#### Task to complete:
Retype the records below from their first line through the line holding "thr = dict(zip(threshold_labels, threshold_values))", including both ends and no pictures.

------ Provided material

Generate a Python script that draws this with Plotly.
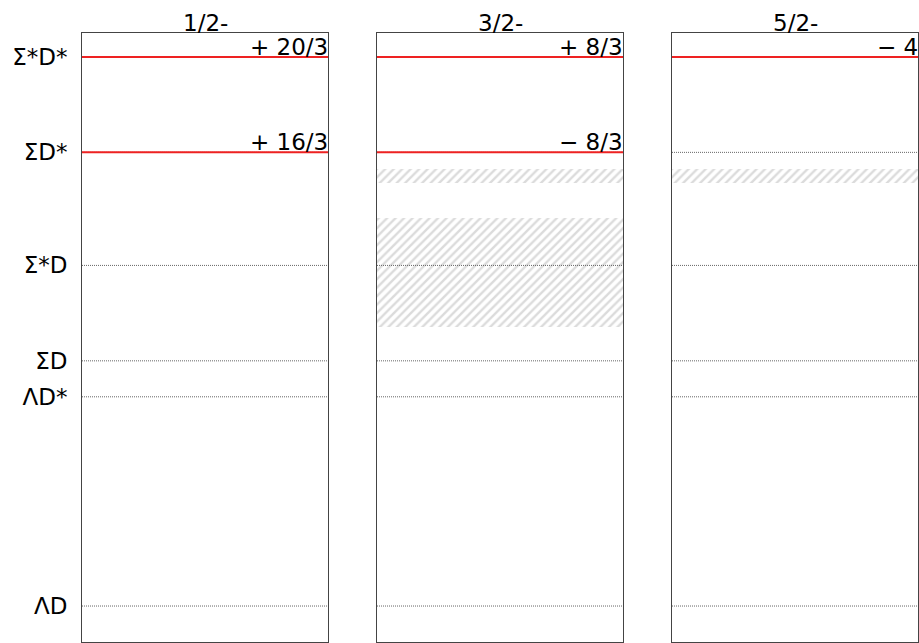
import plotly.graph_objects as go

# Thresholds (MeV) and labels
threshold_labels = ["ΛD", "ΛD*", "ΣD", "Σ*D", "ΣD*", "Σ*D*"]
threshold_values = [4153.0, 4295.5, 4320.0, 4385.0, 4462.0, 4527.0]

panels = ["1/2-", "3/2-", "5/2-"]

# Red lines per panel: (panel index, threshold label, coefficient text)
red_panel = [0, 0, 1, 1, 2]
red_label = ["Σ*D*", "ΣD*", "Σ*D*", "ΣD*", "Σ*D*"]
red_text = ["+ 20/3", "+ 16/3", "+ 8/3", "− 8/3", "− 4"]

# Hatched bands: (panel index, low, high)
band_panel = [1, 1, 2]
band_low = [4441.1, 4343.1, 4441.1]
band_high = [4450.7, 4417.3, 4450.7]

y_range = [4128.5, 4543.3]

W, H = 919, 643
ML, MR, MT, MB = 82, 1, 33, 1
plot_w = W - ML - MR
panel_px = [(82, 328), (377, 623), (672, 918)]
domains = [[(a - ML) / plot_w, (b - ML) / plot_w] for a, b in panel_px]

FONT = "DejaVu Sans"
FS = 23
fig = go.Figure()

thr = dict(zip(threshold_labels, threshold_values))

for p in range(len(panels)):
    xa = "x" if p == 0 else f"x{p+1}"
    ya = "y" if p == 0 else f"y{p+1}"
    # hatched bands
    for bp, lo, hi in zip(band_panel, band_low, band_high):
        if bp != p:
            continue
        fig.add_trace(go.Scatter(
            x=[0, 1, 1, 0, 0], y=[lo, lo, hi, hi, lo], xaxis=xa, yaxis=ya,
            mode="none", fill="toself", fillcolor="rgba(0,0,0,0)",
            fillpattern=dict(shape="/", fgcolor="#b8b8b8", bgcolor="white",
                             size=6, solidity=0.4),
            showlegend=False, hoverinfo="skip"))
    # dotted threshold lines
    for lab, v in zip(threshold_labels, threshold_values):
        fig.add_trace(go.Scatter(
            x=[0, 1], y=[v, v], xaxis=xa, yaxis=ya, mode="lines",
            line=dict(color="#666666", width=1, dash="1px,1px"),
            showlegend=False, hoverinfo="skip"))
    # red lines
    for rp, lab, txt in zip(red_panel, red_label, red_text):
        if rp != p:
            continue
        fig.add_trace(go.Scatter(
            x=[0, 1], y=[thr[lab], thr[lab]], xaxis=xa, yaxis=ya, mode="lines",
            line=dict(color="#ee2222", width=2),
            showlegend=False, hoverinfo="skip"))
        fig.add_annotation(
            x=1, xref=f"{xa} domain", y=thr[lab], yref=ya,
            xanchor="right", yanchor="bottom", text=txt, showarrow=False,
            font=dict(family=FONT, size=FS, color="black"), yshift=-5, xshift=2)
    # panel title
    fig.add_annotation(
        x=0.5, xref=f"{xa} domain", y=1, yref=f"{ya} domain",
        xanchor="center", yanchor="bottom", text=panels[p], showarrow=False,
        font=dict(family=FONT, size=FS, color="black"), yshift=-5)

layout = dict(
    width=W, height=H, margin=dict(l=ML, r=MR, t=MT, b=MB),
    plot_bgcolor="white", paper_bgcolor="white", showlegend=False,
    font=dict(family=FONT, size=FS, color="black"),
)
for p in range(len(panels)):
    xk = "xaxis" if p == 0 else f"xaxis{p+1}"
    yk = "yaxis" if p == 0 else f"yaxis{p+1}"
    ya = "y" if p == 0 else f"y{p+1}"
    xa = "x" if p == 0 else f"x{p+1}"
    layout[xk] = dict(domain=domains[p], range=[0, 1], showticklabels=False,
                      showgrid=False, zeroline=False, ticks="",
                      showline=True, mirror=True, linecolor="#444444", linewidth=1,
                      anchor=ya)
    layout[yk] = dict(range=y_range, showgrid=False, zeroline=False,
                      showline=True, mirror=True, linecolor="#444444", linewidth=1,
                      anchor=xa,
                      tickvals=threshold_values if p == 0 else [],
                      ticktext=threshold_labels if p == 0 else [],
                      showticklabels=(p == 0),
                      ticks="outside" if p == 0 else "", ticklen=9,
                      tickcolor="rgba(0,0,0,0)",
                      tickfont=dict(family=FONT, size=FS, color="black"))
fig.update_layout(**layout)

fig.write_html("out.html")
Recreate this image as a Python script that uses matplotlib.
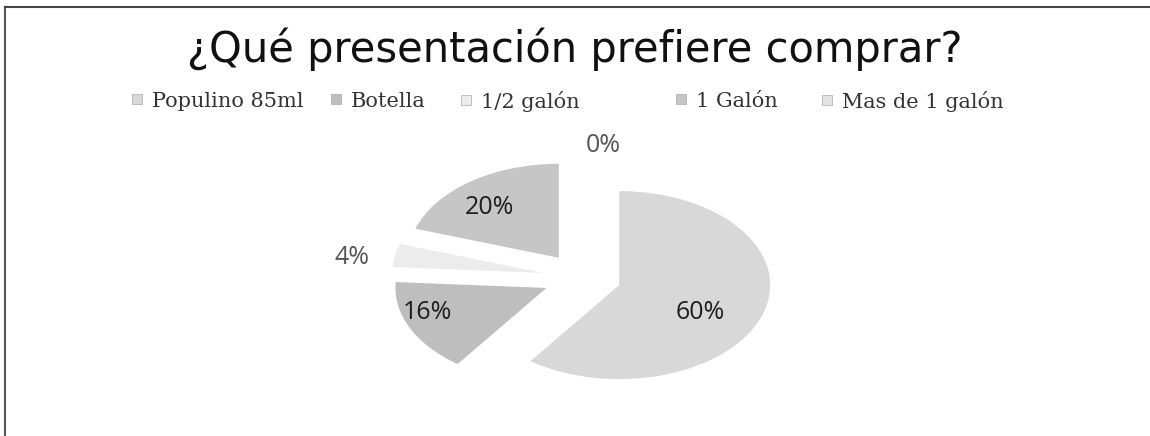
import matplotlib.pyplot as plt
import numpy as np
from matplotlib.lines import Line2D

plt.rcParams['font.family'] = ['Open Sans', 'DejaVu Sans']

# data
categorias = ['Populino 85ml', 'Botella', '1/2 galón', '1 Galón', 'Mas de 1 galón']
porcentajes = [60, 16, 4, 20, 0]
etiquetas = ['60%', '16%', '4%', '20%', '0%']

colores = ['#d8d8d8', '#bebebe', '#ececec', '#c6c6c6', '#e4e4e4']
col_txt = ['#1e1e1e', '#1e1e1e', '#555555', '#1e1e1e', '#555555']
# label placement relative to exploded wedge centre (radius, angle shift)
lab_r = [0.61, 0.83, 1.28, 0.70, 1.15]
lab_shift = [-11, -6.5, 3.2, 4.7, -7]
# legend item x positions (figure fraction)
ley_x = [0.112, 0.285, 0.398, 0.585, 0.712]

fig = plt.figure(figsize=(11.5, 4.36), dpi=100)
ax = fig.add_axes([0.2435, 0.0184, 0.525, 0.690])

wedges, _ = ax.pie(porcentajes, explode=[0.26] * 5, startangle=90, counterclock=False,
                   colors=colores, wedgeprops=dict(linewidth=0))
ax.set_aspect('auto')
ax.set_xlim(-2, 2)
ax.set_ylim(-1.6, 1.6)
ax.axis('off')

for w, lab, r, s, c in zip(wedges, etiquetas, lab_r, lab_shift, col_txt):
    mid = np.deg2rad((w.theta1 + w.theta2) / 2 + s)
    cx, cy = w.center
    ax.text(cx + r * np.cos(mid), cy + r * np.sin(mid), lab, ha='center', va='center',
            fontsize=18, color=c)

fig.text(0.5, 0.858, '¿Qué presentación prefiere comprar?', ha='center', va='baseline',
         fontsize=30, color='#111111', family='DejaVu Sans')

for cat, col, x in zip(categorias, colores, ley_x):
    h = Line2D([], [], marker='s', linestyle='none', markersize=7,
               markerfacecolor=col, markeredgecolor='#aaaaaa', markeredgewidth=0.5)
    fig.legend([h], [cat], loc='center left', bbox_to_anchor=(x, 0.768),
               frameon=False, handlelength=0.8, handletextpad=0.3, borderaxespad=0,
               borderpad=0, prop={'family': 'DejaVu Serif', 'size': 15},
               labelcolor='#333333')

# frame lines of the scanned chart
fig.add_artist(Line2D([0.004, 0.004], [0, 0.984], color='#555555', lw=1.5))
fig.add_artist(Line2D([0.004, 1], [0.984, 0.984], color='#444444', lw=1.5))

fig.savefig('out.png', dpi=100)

------------

#### Result of this exercise:
Generate a Python script that draws this with Plotly.
import plotly.graph_objects as go

# Thresholds (MeV) and labels
threshold_labels = ["ΛD", "ΛD*", "ΣD", "Σ*D", "ΣD*", "Σ*D*"]
threshold_values = [4153.0, 4295.5, 4320.0, 4385.0, 4462.0, 4527.0]

panels = ["1/2-", "3/2-", "5/2-"]

# Red lines per panel: (panel index, threshold label, coefficient text)
red_panel = [0, 0, 1, 1, 2]
red_label = ["Σ*D*", "ΣD*", "Σ*D*", "ΣD*", "Σ*D*"]
red_text = ["+ 20/3", "+ 16/3", "+ 8/3", "− 8/3", "− 4"]

# Hatched bands: (panel index, low, high)
band_panel = [1, 1, 2]
band_low = [4441.1, 4343.1, 4441.1]
band_high = [4450.7, 4417.3, 4450.7]

y_range = [4128.5, 4543.3]

W, H = 919, 643
ML, MR, MT, MB = 82, 1, 33, 1
plot_w = W - ML - MR
panel_px = [(82, 328), (377, 623), (672, 918)]
domains = [[(a - ML) / plot_w, (b - ML) / plot_w] for a, b in panel_px]

FONT = "DejaVu Sans"
FS = 23
fig = go.Figure()

thr = dict(zip(threshold_labels, threshold_values))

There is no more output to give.